1. Field of the Invention
The present invention pertains to providing mobility support for inter-networking. More particularly, the present invention relates to a method and system capable of providing mobility support for IPv4/IPv6 inter-networking based on a dual-stack architecture.
2. Description of Related Art
Advances in mobile and communication techniques make the rapid growth of the usage of mobile computers, so that the demand on mobility support of network protocols becomes intensive. Network protocol such as Internet Protocol (IP) is designed to provide packet addressing and routing functions. In order to support the mobility, some extensions on network protocols are proposed. However, there may be more than one network protocol existing, which makes the roaming in the networks with different network protocols difficult.

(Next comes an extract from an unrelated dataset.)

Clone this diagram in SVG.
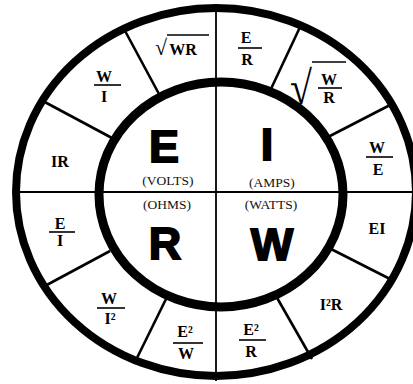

Mobile Internet Protocol (Mobile IP) provides mobility services for a moving node on the Internet. It aims to solve addressing and packet routing problems while the mobile station changes its point of attachment but still wants to communicate with other hosts by its original address. For a mobile station moved to a new network, the packets to the original address will not be routed to the new network since the new network has a different network prefix as its home network. To solve this problem, Mobile IP is proposed. Mobile IP version 4 (Mobile IPv4) is designed for Internet Protocol version 4 (IPv4). FIG. 6 schematically illustrates the inter-networking operation for the Mobile IPv4. In general, mobility agents advertise their presence by agent advertisement messages. A mobile node 91 receives these agent advertisements and determines whether it is on its home network 92 or a foreign network 93. When the mobile node 91 detects that it is located on its home network 91, it operates without mobility services. On the other hand, mobile node 91 obtains a care-of-address from a foreign agent 97 while it detects that it has moved to a foreign network 93. The mobile node 91 operating away from home then registers its new care-of-address with its home agent 94. Then data packets 95 sent to the mobile node's home address are intercepted by its home agent 94, tunneled by the home agent 94 to the mobile node's care-of-address, received at the tunnel endpoint. In the reverse direction, data packets sent by the mobile node 91 are generally delivered to their destination using standard Internet Protocol (IP) routing mechanisms.
As to Internet Protocol version 6 (IPv6), the next generation Internet Protocol, it has already taken mobility issues into consideration. Mobile IP version 6 (Mobile IPv6) further enhances mobility functions in IPv6. Mobile IPv6 shares many ideas in the Mobile IPv4 and inherits some new features in IPv6. With reference to FIG. 7, the basic operations of Mobile IPv6 are illustrated. With Mobile IPv6, a mobile node 91 is always addressable by its home address, and packets 95 addressed to its home address are routed to it using conventional Internet routing mechanisms. While away from home, a mobile node 91 detects of such by receiving a router advertisement form an IPv6 router 96. The mobile node 91 registers one of its care-of addresses with the router 96 on its home link, and requests this router 96 to function as the “home agent” for the mobile node 91. The mobile node's home agent 94 thereafter uses proxy neighbor discovery to intercept any IPv6 packets 95 addressed to the mobile node's home address on the home link, and tunnels each intercepted packet to the mobile node's primary care-of-address. The binding update and binding acknowledgement destination options, together with a “Binding Request” destination option, are used to allow IPv6 nodes communicating with a mobile node, to dynamically learn and cache the mobile node's binding. When a mobile node 91 sends a packet while away from home, it sets the source address in the packet's IPv6 header to one of its current care-of addresses, and includes a “Home Address” destination option in the packet, giving the mobile node's home address.
The transition of two different addressing protocols such as IPv4 to IPv6 is a very important issue. Several transition techniques are proposed to transmit IPv4 packets in an IPv6 network or vice versa. However, the transition problems involving in Mobile IP are almost ignored, so that it is difficult to support the mobility in heterogeneous networks. For example, concerning a situation that a mobile IPv4 node moves to an IPv6 network, since IPv6 eliminates the concept of foreign agents, the node can not receive the agent advertisement message and fails to register its care-of-address to the home again. On the other hand, concerning the situation for a mobile node with IPv6 address migrating to an IPv4 network, the node can not receive IPv6 router advertisement, and also fails in the care-of-address registration.
Therefore, it is desirable to provide an improved method and system for providing inter-networking mobility support, so as to mitigate and/or obviate the aforementioned problems.